Initially I've created 100 resources managed by each provider (first vertical blue line). There, we can see that the reconciliation time for the terrajet provider is much higher than the native provider. After some time I've changed the jet provider to have a MaxConcurrentReconciles: 10
in the configs (second blue line).
on the first section (after the first vertical blue line), the reconciliation time is about ~14.8s
for the jet provider and ~84ms
for the native provider.
on the second section (after the second vertical blue line), the reconcilicaiton time is about ~997ms
for the jet provider and ~84ms
for the native provider.
on the first section (after the first vertical blue line), the workqueue depth is about 100
items for the jet provider and 0
items for the native provider.
on the second section (after the second vertical blue line), the workqueue depth stabilizes at about 25
items for the jet provider and 0
for the native provider.
This left the question of "What if we bump the number of MaxConcurrentReconciles
further". Bumping it to 50
we see that the reconcile time didn't change, but the number of items in the queue were reduced to 0
on the terrajet provider as well.
This, however, is not maintained when we create even more resources. When jumping to 500
policies on each provider, we see that the reconcile time is, again, not affected. But the workqueue size is significantly affected and cannot go below 500
for the terrajet provider, while the native provider is momentarily affected by the change, but is able to catch up and clear the queue.

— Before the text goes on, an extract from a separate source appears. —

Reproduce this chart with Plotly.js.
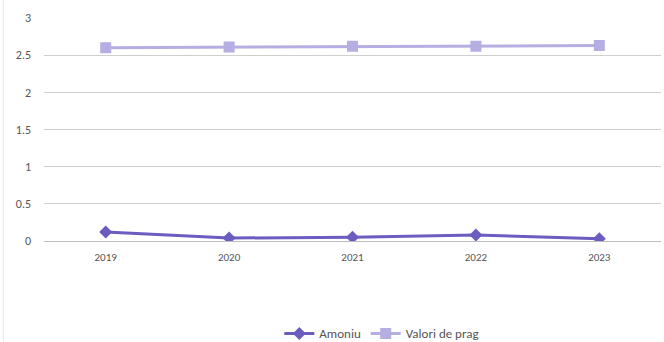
<!DOCTYPE html>
<html><head><meta charset="utf-8">
<script src="https://cdn.plot.ly/plotly-3.0.1.min.js"></script>
<style>html,body{margin:0;padding:0;background:#fff}#c{width:664px;height:342px}</style>
</head><body><div id="c"></div>
<script>
var years = ['2019','2020','2021','2022','2023'];
var amoniu = [0.12, 0.04, 0.05, 0.08, 0.03];
var valoriPrag = [2.6, 2.61, 2.62, 2.62, 2.63];
var yTicks = [0, 0.5, 1, 1.5, 2, 2.5, 3];
var yTickLabels = ['0', '0.5', '1', '1.5', '2', '2.5', '3'];

var traces = [
  {x: years, y: amoniu, name: 'Amoniu', type: 'scatter', mode: 'lines+markers',
   line: {color: '#6b5cc0', width: 3}, marker: {symbol: 'diamond', size: 10, color: '#6b5cc0'}},
  {x: years, y: valoriPrag, name: 'Valori de prag', type: 'scatter', mode: 'lines+markers',
   line: {color: '#b5aee2', width: 3}, marker: {symbol: 'square', size: 11, color: '#b5aee2'}}
];
var layout = {
  width: 664, height: 342,
  margin: {l: 44, r: 3, t: 18, b: 101},
  paper_bgcolor: '#fff', plot_bgcolor: '#fff',
  font: {family: 'Carlito, "Open Sans", "Liberation Sans", sans-serif', size: 11, color: '#555'},
  showlegend: true,
  legend: {orientation: 'h', xref: 'container', yref: 'container', x: 0.575, xanchor: 'center',
           y: 0.025, yanchor: 'middle', font: {size: 13, color: '#555'}, traceorder: 'normal',
           itemwidth: 30},
  xaxis: {type: 'category', range: [-0.5, 4.5], showgrid: false, zeroline: false, showline: false,
          ticks: '', tickfont: {size: 11, color: '#555'}, ticklabelstandoff: 8, automargin: false},
  yaxis: {range: [0, 3], tickvals: yTicks, ticktext: yTickLabels, showgrid: true,
          gridcolor: '#cfcfcf', gridwidth: 1, zeroline: true, zerolinecolor: '#bdbdbd',
          showline: false, ticks: '', tickfont: {size: 12, color: '#555'}, ticklabelstandoff: 12,
          automargin: false},
  shapes: [{type: 'line', xref: 'paper', yref: 'paper', x0: -0.066, x1: -0.066, y0: -0.45, y1: 1.1,
            line: {color: '#e4e4e4', width: 1}}]
};
Plotly.newPlot('c', traces, layout, {displayModeBar: false, staticPlot: true});
</script></body></html>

To make sure that the reconcile time was the main culprit here, I've also locally changed the Observe method of the native provider to include a time.Sleep(1 * time.Second)
and it had the same queue behavior as the terrajet provider. Which reflected in the same long time to reconcile new resources we saw in terrajet-based providers.
I'm curious to see which solutions we can brew up to this.
For now it seems that terrajet-based providers are not suitable for environments that need to manage many resources of the same type.